Work to complete
Determine how many lines in the entries below include "chart". The reply should be that number and nothing else.

Given data

───

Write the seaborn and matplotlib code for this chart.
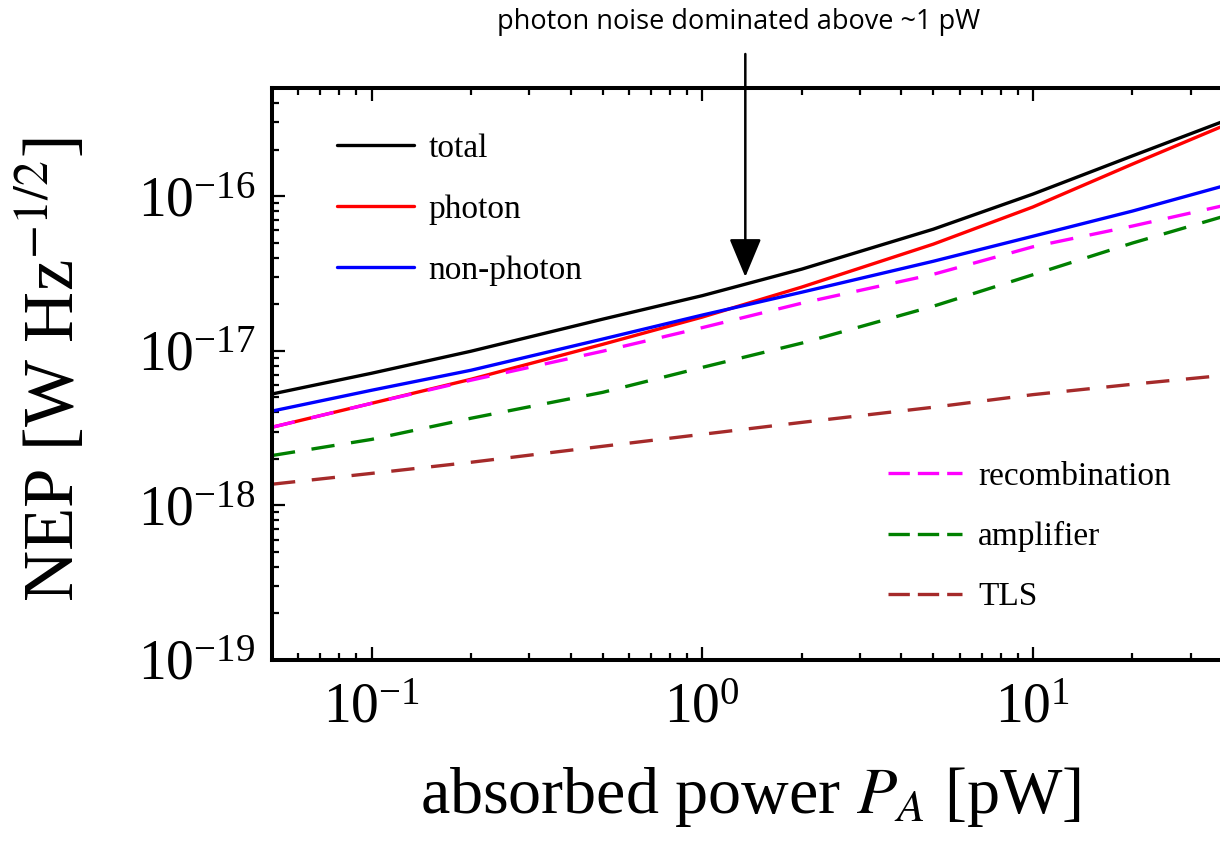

───

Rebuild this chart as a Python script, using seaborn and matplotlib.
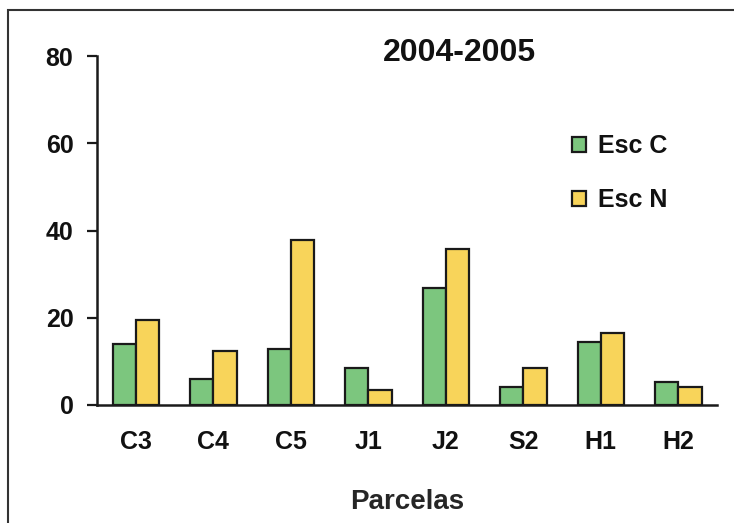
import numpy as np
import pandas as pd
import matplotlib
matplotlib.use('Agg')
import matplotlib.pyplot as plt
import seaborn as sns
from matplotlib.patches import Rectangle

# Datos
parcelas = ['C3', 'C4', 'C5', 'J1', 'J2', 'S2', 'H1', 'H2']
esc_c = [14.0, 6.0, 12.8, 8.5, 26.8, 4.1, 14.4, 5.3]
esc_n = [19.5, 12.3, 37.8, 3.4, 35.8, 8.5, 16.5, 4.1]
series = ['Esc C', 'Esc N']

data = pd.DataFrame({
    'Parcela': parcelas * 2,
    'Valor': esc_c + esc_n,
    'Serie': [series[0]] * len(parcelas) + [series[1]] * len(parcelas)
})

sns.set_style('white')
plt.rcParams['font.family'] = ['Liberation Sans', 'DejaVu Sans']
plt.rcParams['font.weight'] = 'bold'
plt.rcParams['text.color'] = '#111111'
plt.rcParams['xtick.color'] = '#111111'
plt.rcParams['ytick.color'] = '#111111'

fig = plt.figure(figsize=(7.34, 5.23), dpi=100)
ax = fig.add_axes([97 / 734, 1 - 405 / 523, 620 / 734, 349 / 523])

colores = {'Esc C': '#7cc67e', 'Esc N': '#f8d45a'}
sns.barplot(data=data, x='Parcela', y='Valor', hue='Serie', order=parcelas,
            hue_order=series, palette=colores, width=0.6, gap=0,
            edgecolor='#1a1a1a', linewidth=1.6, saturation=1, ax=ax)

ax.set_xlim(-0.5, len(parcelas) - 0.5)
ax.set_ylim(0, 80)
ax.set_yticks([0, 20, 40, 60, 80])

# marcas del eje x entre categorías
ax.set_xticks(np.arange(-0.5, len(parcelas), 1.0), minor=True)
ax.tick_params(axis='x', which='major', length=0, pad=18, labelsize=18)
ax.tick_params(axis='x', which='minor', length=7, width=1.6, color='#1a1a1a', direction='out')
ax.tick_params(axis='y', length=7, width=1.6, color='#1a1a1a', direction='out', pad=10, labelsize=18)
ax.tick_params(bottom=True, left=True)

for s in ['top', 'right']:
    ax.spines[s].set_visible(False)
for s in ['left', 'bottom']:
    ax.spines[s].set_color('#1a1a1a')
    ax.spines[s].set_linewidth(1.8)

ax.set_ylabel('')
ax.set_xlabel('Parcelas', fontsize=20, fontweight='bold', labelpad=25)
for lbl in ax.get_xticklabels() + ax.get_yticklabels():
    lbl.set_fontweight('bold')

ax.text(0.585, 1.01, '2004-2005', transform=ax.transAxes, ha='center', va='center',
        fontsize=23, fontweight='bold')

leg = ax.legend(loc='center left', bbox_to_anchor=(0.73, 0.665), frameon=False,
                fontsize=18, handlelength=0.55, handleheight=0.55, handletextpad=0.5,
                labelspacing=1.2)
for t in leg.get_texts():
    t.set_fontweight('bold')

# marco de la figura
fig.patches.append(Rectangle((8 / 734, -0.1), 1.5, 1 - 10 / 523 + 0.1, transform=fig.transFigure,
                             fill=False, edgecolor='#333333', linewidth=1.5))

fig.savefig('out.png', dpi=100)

───

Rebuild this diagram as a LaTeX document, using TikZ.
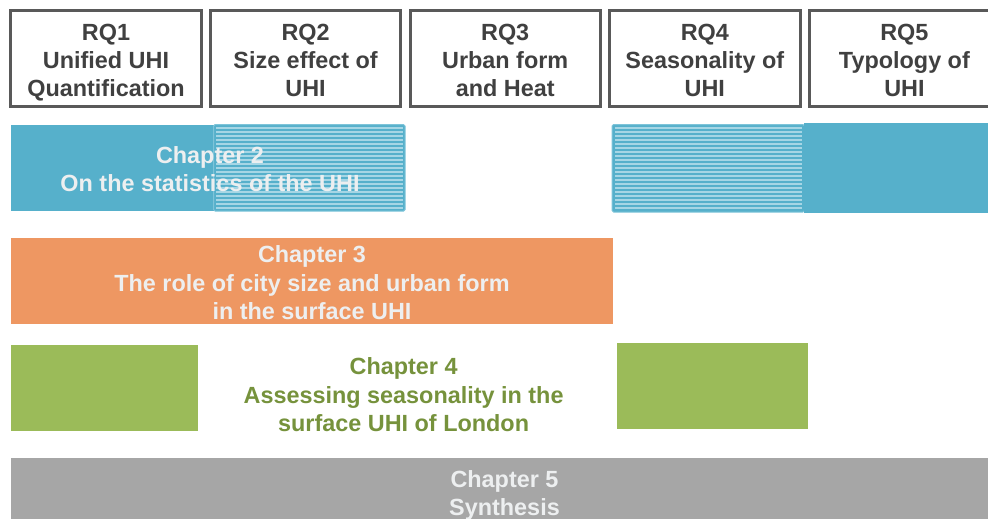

───

Task result
2